> The forcible transfer of wealth is almost entirely
> in the opposite direction.
How amusing the idea that the rich are having their wealth stolen when they exploited virtually everyone below them to steal their wealth from the labour of their workers!
> The top 5% pay half of all taxes, and the bottom 50% pay none.
I'm guessing that is the way in the US, in the UK even the bottom people shell out a good 33% in income tax, then you can add VAT of 17.5% on top of that when they come to spend their money..
> you can buy a small $50,000 home in a rural area, and
> pay for it at minimum wage.
I'm guessing again this is the US, if so your very much more fortunate than us in the UK, where your need $200,000 to buy a single room flat if your lucky.
3 miles from me where I grew up as a kid, you can buy a nice 5 bedroom home for some $5 million, which in my day 30 years ago cost only $4,000 to buy.
> Why the hell am I making minimum wage
A good question, but sadly at least in the UK, the majority of jobs are very low paid.

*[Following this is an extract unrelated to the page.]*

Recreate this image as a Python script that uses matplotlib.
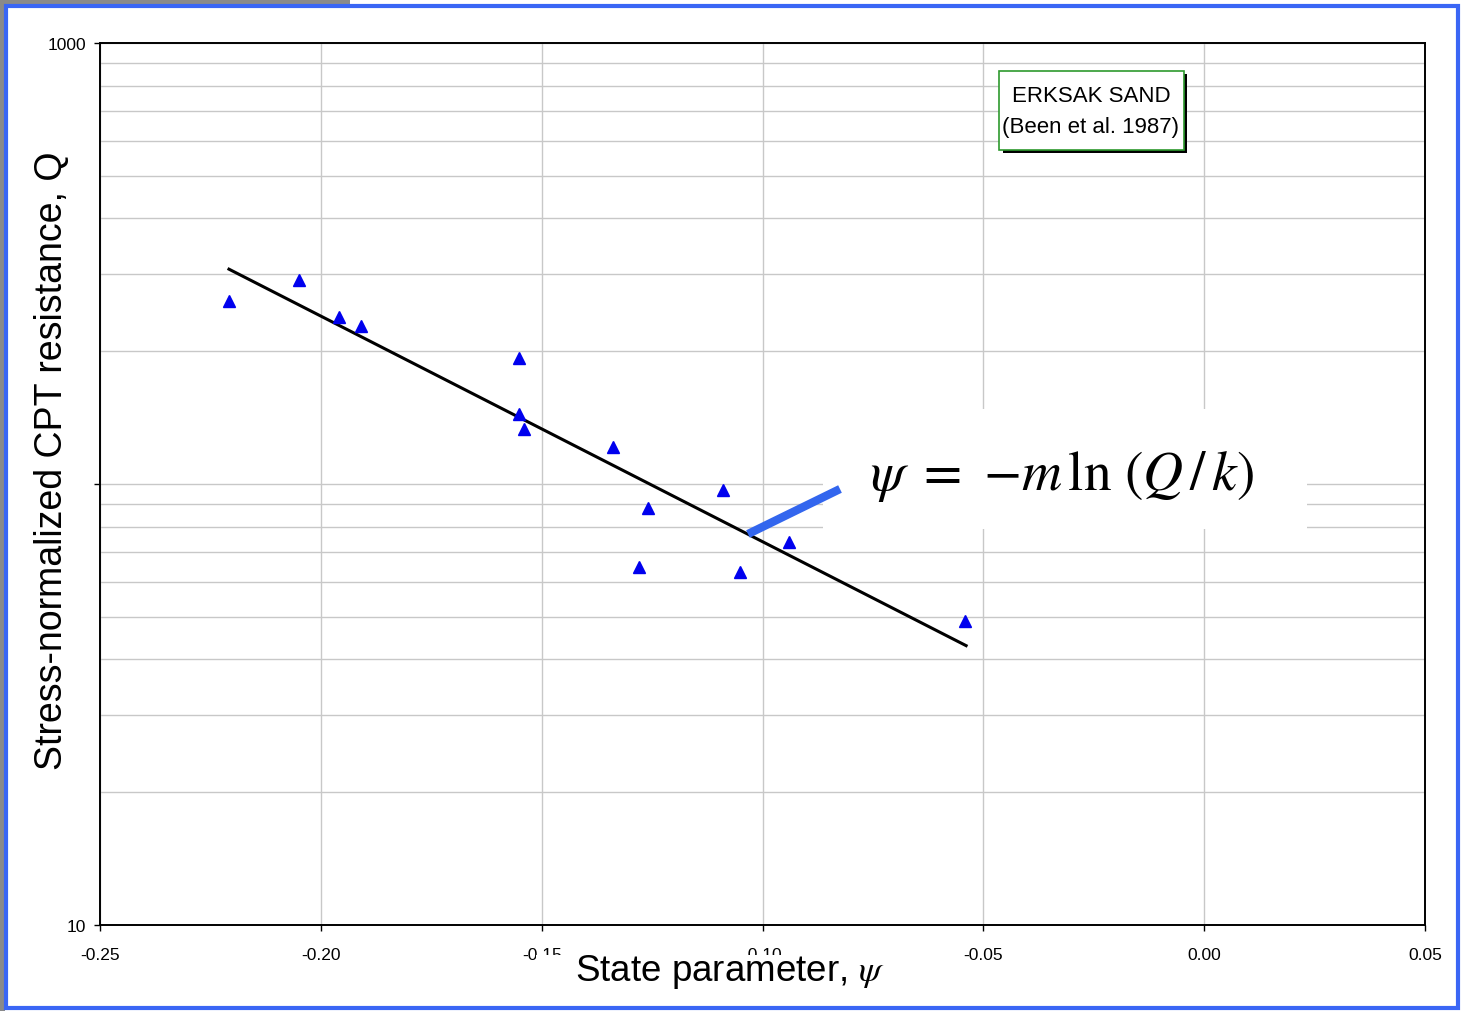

(A good example comes from someone I know who works in a department with a private company that has a staff of 14, the manager is on a salary of $900,000 whilst those under him who do the actual grunt work are being paid $30,000, seems a little inbalanced to me..)
Locally where I am, people are being paid as little as $2,000 a year. (Granted they are illegal immigrants, but still, you can see how far away they are from the property ladder.)
> results in crappy neighborhoods where nothing is
> maintained and crime is sky-high
I know what you mean, having lived on those myself, they are truely awful, and a result I believe of a lack of enough police/cops on the street and a williness to put/keep people in prison for crimes.
But... nowdays, even the private housing places are becoming as bad..
But I don't think the level of crime is related to the fact that the rents are just lower, its more that the housing estates are full of the unemployed and criminals.
If you gave everyone jobs and stuck the criminals in prison, the place would be just like the high price private rental places
Next we'll be blaming the architecture..
> if a company offers low wages, the
> best workers will go to another employer;
Trouble is, that doesn't work well in practice, everyone offers low wages!
And with high unemployement, there is always someone else to fill your place should you decide your not paid enough..
(Hence my thought that high unemployment is actually welcomed by businesses as it gives them leverage in keeping wages low..)
> if a landlord charges exorbitant rents, renters will
> rent elsewhere and the landlord will lose money
Not if you maintain a monopoly of keeping rents high, and available rented stock low.
I reckon I could rent out places to people at $200 a month and not lose money, yet the cheapest your find anywhere around here is $900 a month.
Even charities aren't renting places cheaper than market prices!
I'd really love to know why landlords aren't..
> Depends on what you mean by the term "Stealing"
Unfairly exploiting, not giving a fair wage for a fair days work, eg. if the manager gets $900k, and the workers get $30k, and the shareholders get a fat slice, it seems the workers are having their wealth stolen..
>, and what you mean by "Rich"
Worth $1 million+ (Most of the rich people I know are worth $20 million+ and have their money invested in property which they rent out for an income, without needing to do any real work themselves.)
>, and "Poor."
Have no savings and live hand to mouth in rented property, though you might also include the lower and middleclass poor who slave all their lives to pay off the mortgage..
> but you discover upon talking with various people that in
> many cases the words mean different things to different people.
Agreed, it can take many too and fro to figure out what someone means by what they are saying. (And I notice the most common reason people argue, not because they disagree, but because they don't understand each other, they can even disagree even though they are saying the same thing!)
> The fact that they choose not
Perhaps that is one of the key differences between the US and UK, in that in the US you can choose (Though whats up with all those defaulted mortgages causing the credit crunch..), in the UK there is a lack of choice.
Eg. Take my position for example, we are on double the minumn wage, live in the cheapest to rent place possible, our savings per year would be around $4,000 (As long as the rent doesn't go up again... its already $11,000 a year for a single room of 116 square feet, it went up 11% last month and due to go up again at the end of the year.) so it would take us more than a lifetime to save up to buy the cheapest property available in the UK!
If you could fit 8 people on minumn wage into a single roomed flat, then you could buy it on a mortage..
> but if other people choose to spend their money foolishly
Its not like they have much of a choice, high rents, mortgage maybe, else its living on the streets. As if the millions of people on low wages could just go out and get a better paid job tomorrow..
> stealing in my mind is when it is compulsory, you know, like
> when the government takes your money whether you like it or not
I think its just as bad, and the same thing under another name/method.
> (sorry about the length. I could go on for hours.)
Same
But someone somewhere might learn something during the exchange. (I'm hopeful to at least learn what I can better in my desire to provide low cost housing for the poor and what problems might be expected in attempting/doing that.)